Stated goal:
Would you write out the listing verbatim and skip every picture in it?

** start **

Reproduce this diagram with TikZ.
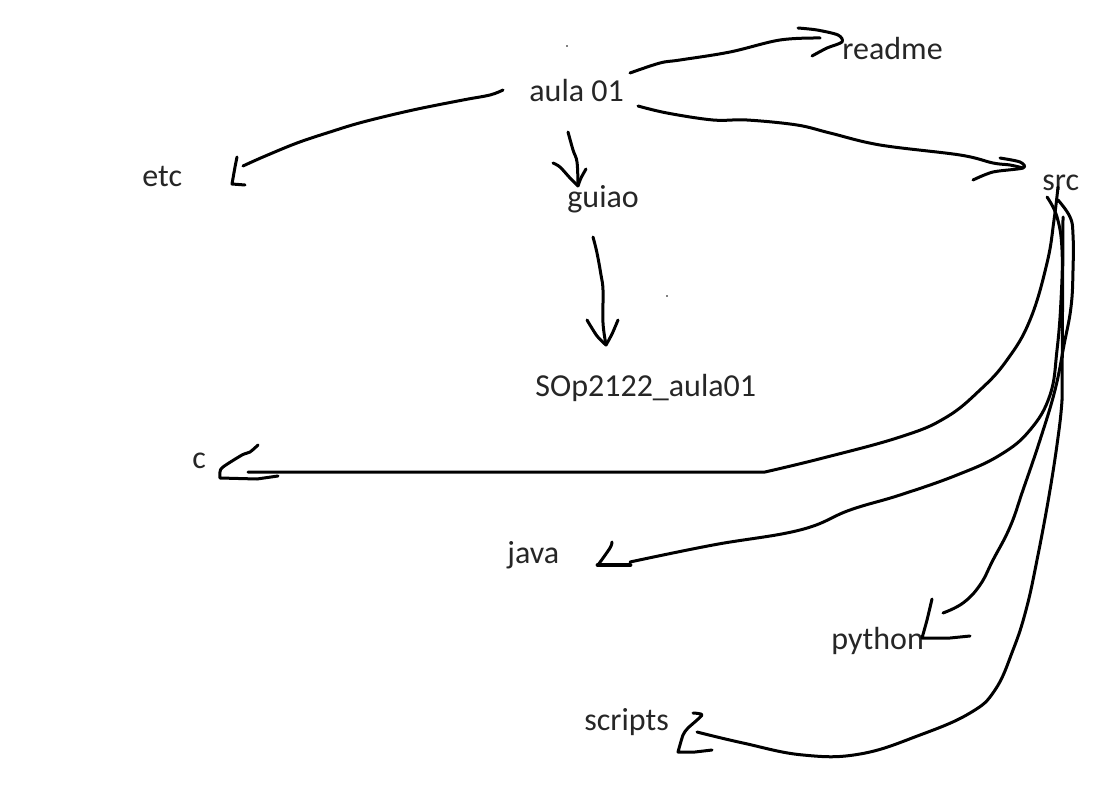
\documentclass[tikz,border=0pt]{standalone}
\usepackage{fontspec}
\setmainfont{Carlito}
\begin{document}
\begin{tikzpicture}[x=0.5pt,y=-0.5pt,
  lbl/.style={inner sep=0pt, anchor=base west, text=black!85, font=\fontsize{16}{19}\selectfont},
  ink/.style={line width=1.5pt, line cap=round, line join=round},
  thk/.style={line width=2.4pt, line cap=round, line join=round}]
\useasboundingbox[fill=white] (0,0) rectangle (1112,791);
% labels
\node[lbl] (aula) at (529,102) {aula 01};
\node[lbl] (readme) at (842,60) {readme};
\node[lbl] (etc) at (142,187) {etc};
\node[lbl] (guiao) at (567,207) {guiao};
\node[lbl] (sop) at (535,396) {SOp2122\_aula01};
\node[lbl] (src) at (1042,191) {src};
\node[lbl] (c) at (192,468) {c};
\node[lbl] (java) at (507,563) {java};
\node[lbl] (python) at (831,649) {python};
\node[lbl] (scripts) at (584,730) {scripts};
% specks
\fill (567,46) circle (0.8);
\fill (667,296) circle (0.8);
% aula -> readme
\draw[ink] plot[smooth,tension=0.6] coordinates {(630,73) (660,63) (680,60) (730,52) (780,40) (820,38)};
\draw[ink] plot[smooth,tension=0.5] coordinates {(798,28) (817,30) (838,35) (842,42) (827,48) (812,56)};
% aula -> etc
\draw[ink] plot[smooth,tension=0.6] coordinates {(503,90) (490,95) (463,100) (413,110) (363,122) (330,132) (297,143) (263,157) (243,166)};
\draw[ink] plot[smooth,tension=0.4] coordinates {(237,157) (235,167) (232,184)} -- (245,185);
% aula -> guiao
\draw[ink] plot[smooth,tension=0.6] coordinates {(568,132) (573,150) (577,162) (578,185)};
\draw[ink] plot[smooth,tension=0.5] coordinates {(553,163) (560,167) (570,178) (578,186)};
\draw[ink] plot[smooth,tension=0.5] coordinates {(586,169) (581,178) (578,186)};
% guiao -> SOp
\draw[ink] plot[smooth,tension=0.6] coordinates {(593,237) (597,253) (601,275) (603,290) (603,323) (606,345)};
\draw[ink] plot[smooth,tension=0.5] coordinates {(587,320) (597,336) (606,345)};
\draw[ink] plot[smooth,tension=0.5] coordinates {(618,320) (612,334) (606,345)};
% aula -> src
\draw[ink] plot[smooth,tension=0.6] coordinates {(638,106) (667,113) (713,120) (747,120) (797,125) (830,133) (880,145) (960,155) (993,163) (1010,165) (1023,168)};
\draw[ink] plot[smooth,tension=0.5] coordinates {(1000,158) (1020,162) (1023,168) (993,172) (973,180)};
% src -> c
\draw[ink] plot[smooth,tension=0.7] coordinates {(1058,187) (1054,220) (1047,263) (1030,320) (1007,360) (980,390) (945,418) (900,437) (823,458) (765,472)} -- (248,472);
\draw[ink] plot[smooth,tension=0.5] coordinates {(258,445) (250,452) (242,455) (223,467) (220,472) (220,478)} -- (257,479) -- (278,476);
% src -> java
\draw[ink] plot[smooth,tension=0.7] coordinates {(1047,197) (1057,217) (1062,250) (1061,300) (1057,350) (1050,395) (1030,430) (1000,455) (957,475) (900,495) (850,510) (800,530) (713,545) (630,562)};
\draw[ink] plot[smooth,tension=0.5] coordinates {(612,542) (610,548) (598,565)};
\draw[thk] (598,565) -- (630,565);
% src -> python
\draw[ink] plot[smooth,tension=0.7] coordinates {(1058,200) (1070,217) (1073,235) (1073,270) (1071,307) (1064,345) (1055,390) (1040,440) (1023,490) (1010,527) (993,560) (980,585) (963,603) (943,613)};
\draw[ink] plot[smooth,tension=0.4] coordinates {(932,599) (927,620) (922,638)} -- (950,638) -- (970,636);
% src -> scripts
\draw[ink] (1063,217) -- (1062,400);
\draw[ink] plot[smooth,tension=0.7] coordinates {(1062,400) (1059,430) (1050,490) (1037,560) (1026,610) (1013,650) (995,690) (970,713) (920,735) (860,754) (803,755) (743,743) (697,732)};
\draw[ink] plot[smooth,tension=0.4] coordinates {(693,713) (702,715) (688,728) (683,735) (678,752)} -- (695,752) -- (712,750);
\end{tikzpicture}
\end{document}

** end **

Answer to this problem:
Reproduce this diagram with TikZ.
\documentclass[tikz,border=0pt]{standalone}
\usepackage{fontspec}
\setmainfont{Carlito}
\begin{document}
\begin{tikzpicture}[x=0.5pt,y=-0.5pt,
  lbl/.style={inner sep=0pt, anchor=base west, text=black!85, font=\fontsize{16}{19}\selectfont},
  ink/.style={line width=1.5pt, line cap=round, line join=round},
  thk/.style={line width=2.4pt, line cap=round, line join=round}]
\useasboundingbox[fill=white] (0,0) rectangle (1112,791);
% labels
\node[lbl] (aula) at (529,102) {aula 01};
\node[lbl] (readme) at (842,60) {readme};
\node[lbl] (etc) at (142,187) {etc};
\node[lbl] (guiao) at (567,207) {guiao};
\node[lbl] (sop) at (535,396) {SOp2122\_aula01};
\node[lbl] (src) at (1042,191) {src};
\node[lbl] (c) at (192,468) {c};
\node[lbl] (java) at (507,563) {java};
\node[lbl] (python) at (831,649) {python};
\node[lbl] (scripts) at (584,730) {scripts};
% specks
\fill (567,46) circle (0.8);
\fill (667,296) circle (0.8);
% aula -> readme
\draw[ink] plot[smooth,tension=0.6] coordinates {(630,73) (660,63) (680,60) (730,52) (780,40) (820,38)};
\draw[ink] plot[smooth,tension=0.5] coordinates {(798,28) (817,30) (838,35) (842,42) (827,48) (812,56)};
% aula -> etc
\draw[ink] plot[smooth,tension=0.6] coordinates {(503,90) (490,95) (463,100) (413,110) (363,122) (330,132) (297,143) (263,157) (243,166)};
\draw[ink] plot[smooth,tension=0.4] coordinates {(237,157) (235,167) (232,184)} -- (245,185);
% aula -> guiao
\draw[ink] plot[smooth,tension=0.6] coordinates {(568,132) (573,150) (577,162) (578,185)};
\draw[ink] plot[smooth,tension=0.5] coordinates {(553,163) (560,167) (570,178) (578,186)};
\draw[ink] plot[smooth,tension=0.5] coordinates {(586,169) (581,178) (578,186)};
% guiao -> SOp
\draw[ink] plot[smooth,tension=0.6] coordinates {(593,237) (597,253) (601,275) (603,290) (603,323) (606,345)};
\draw[ink] plot[smooth,tension=0.5] coordinates {(587,320) (597,336) (606,345)};
\draw[ink] plot[smooth,tension=0.5] coordinates {(618,320) (612,334) (606,345)};
% aula -> src
\draw[ink] plot[smooth,tension=0.6] coordinates {(638,106) (667,113) (713,120) (747,120) (797,125) (830,133) (880,145) (960,155) (993,163) (1010,165) (1023,168)};
\draw[ink] plot[smooth,tension=0.5] coordinates {(1000,158) (1020,162) (1023,168) (993,172) (973,180)};
% src -> c
\draw[ink] plot[smooth,tension=0.7] coordinates {(1058,187) (1054,220) (1047,263) (1030,320) (1007,360) (980,390) (945,418) (900,437) (823,458) (765,472)} -- (248,472);
\draw[ink] plot[smooth,tension=0.5] coordinates {(258,445) (250,452) (242,455) (223,467) (220,472) (220,478)} -- (257,479) -- (278,476);
% src -> java
\draw[ink] plot[smooth,tension=0.7] coordinates {(1047,197) (1057,217) (1062,250) (1061,300) (1057,350) (1050,395) (1030,430) (1000,455) (957,475) (900,495) (850,510) (800,530) (713,545) (630,562)};
\draw[ink] plot[smooth,tension=0.5] coordinates {(612,542) (610,548) (598,565)};
\draw[thk] (598,565) -- (630,565);
% src -> python
\draw[ink] plot[smooth,tension=0.7] coordinates {(1058,200) (1070,217) (1073,235) (1073,270) (1071,307) (1064,345) (1055,390) (1040,440) (1023,490) (1010,527) (993,560) (980,585) (963,603) (943,613)};
\draw[ink] plot[smooth,tension=0.4] coordinates {(932,599) (927,620) (922,638)} -- (950,638) -- (970,636);
% src -> scripts
\draw[ink] (1063,217) -- (1062,400);
\draw[ink] plot[smooth,tension=0.7] coordinates {(1062,400) (1059,430) (1050,490) (1037,560) (1026,610) (1013,650) (995,690) (970,713) (920,735) (860,754) (803,755) (743,743) (697,732)};
\draw[ink] plot[smooth,tension=0.4] coordinates {(693,713) (702,715) (688,728) (683,735) (678,752)} -- (695,752) -- (712,750);
\end{tikzpicture}
\end{document}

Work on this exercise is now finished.